* Exercise directions
Pick out every line with the word "chart" and copy it.
** Start of Supplied material **
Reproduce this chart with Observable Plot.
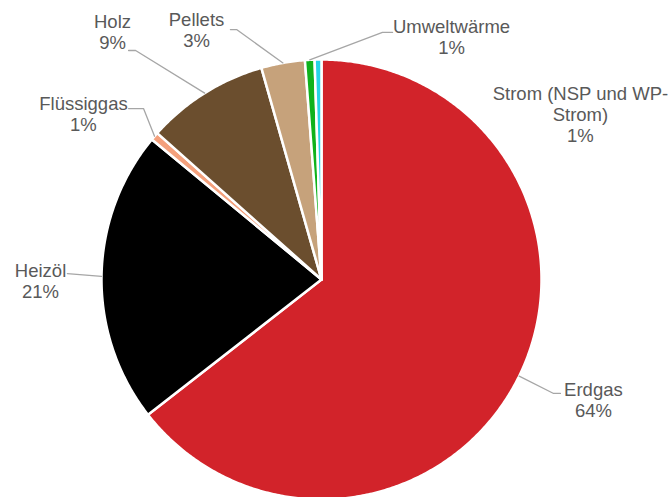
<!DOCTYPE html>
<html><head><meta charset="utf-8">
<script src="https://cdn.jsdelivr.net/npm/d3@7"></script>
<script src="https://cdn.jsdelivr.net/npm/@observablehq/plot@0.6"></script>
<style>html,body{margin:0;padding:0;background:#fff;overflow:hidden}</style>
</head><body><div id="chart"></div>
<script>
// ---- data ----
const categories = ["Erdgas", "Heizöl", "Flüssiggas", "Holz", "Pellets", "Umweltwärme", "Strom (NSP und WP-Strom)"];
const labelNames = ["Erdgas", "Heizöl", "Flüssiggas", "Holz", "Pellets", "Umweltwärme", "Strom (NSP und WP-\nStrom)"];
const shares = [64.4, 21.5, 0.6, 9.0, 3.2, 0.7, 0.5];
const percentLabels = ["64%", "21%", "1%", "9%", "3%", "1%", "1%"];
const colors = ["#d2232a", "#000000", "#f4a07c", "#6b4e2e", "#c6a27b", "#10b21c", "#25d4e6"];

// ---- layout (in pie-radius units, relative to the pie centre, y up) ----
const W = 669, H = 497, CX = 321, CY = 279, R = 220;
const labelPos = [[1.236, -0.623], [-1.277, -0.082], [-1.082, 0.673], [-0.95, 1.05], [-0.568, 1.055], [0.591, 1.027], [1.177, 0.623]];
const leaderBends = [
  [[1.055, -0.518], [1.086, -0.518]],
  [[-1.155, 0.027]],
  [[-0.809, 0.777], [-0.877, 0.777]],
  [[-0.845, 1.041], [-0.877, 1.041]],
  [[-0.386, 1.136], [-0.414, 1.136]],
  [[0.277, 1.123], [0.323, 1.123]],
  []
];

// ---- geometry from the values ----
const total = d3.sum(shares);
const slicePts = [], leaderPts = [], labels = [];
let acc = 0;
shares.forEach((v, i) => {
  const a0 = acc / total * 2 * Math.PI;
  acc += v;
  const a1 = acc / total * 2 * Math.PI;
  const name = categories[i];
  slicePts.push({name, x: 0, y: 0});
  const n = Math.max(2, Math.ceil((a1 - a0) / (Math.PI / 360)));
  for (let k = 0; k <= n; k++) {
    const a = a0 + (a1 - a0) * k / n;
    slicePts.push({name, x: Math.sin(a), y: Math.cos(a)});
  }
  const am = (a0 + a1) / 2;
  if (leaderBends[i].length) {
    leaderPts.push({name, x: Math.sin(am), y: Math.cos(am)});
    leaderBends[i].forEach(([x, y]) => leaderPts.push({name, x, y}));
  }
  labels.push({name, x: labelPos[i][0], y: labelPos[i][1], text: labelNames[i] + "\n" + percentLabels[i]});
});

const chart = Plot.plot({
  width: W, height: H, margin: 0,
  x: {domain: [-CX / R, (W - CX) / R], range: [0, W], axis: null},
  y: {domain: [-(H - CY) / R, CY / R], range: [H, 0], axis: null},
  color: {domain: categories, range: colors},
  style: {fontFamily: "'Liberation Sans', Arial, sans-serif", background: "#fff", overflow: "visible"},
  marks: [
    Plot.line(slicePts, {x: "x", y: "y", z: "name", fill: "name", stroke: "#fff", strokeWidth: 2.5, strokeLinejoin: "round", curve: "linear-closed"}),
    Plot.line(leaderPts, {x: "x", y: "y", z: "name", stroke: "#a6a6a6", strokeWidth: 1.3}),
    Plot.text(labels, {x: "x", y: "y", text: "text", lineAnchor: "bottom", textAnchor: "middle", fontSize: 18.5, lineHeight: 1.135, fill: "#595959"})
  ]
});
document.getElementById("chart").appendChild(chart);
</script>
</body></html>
** End of Supplied material **
* Solution to this exercise
Reproduce this chart with Observable Plot.
</head><body><div id="chart"></div>
const chart = Plot.plot({
document.getElementById("chart").appendChild(chart);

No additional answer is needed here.